+++ Data provided +++

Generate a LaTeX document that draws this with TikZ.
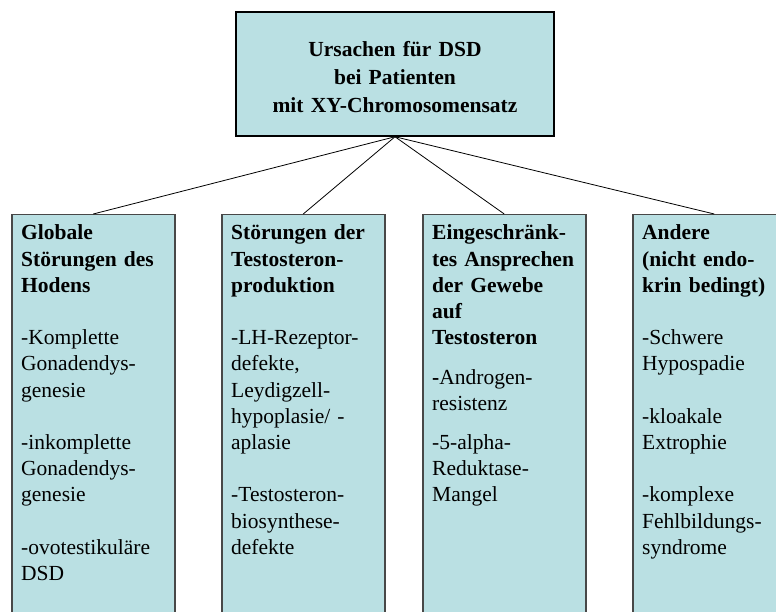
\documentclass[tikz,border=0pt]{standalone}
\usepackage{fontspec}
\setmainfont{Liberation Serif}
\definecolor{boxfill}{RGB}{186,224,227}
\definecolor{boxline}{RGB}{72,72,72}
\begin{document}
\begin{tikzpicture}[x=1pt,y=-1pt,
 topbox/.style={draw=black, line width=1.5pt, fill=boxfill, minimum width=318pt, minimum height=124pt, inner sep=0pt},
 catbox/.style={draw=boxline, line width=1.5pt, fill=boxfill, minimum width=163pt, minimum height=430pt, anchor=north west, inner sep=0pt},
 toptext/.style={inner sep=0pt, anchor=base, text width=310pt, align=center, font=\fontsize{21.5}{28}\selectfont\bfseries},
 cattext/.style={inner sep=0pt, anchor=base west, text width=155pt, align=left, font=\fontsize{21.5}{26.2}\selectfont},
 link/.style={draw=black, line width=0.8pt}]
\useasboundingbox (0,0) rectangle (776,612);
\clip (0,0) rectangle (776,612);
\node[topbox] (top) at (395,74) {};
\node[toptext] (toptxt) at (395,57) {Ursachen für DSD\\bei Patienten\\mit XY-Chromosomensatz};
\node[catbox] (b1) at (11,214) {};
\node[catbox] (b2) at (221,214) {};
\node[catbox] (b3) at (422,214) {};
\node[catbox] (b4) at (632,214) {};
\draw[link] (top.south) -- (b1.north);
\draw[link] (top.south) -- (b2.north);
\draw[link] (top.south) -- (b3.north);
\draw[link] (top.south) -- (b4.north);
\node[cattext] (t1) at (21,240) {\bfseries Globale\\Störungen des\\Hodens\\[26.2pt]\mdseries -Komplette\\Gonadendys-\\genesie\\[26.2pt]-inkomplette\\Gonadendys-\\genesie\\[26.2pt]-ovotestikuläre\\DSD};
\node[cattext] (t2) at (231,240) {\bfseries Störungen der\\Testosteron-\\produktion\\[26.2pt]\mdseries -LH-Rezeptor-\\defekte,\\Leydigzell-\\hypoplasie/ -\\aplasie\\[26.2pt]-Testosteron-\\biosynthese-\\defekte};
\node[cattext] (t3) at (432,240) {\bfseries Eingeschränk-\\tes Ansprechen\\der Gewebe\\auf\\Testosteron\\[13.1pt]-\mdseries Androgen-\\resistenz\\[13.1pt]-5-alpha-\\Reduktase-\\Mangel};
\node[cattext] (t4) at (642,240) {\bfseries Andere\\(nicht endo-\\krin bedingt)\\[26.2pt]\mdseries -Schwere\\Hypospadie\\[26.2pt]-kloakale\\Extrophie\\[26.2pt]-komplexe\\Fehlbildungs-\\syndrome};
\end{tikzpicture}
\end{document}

+++

Task statement: Exclude the images, then output the data above word for word.

Task output:
Generate a LaTeX document that draws this with TikZ.
\documentclass[tikz,border=0pt]{standalone}
\usepackage{fontspec}
\setmainfont{Liberation Serif}
\definecolor{boxfill}{RGB}{186,224,227}
\definecolor{boxline}{RGB}{72,72,72}
\begin{document}
\begin{tikzpicture}[x=1pt,y=-1pt,
 topbox/.style={draw=black, line width=1.5pt, fill=boxfill, minimum width=318pt, minimum height=124pt, inner sep=0pt},
 catbox/.style={draw=boxline, line width=1.5pt, fill=boxfill, minimum width=163pt, minimum height=430pt, anchor=north west, inner sep=0pt},
 toptext/.style={inner sep=0pt, anchor=base, text width=310pt, align=center, font=\fontsize{21.5}{28}\selectfont\bfseries},
 cattext/.style={inner sep=0pt, anchor=base west, text width=155pt, align=left, font=\fontsize{21.5}{26.2}\selectfont},
 link/.style={draw=black, line width=0.8pt}]
\useasboundingbox (0,0) rectangle (776,612);
\clip (0,0) rectangle (776,612);
\node[topbox] (top) at (395,74) {};
\node[toptext] (toptxt) at (395,57) {Ursachen für DSD\\bei Patienten\\mit XY-Chromosomensatz};
\node[catbox] (b1) at (11,214) {};
\node[catbox] (b2) at (221,214) {};
\node[catbox] (b3) at (422,214) {};
\node[catbox] (b4) at (632,214) {};
\draw[link] (top.south) -- (b1.north);
\draw[link] (top.south) -- (b2.north);
\draw[link] (top.south) -- (b3.north);
\draw[link] (top.south) -- (b4.north);
\node[cattext] (t1) at (21,240) {\bfseries Globale\\Störungen des\\Hodens\\[26.2pt]\mdseries -Komplette\\Gonadendys-\\genesie\\[26.2pt]-inkomplette\\Gonadendys-\\genesie\\[26.2pt]-ovotestikuläre\\DSD};
\node[cattext] (t2) at (231,240) {\bfseries Störungen der\\Testosteron-\\produktion\\[26.2pt]\mdseries -LH-Rezeptor-\\defekte,\\Leydigzell-\\hypoplasie/ -\\aplasie\\[26.2pt]-Testosteron-\\biosynthese-\\defekte};
\node[cattext] (t3) at (432,240) {\bfseries Eingeschränk-\\tes Ansprechen\\der Gewebe\\auf\\Testosteron\\[13.1pt]-\mdseries Androgen-\\resistenz\\[13.1pt]-5-alpha-\\Reduktase-\\Mangel};
\node[cattext] (t4) at (642,240) {\bfseries Andere\\(nicht endo-\\krin bedingt)\\[26.2pt]\mdseries -Schwere\\Hypospadie\\[26.2pt]-kloakale\\Extrophie\\[26.2pt]-komplexe\\Fehlbildungs-\\syndrome};
\end{tikzpicture}
\end{document}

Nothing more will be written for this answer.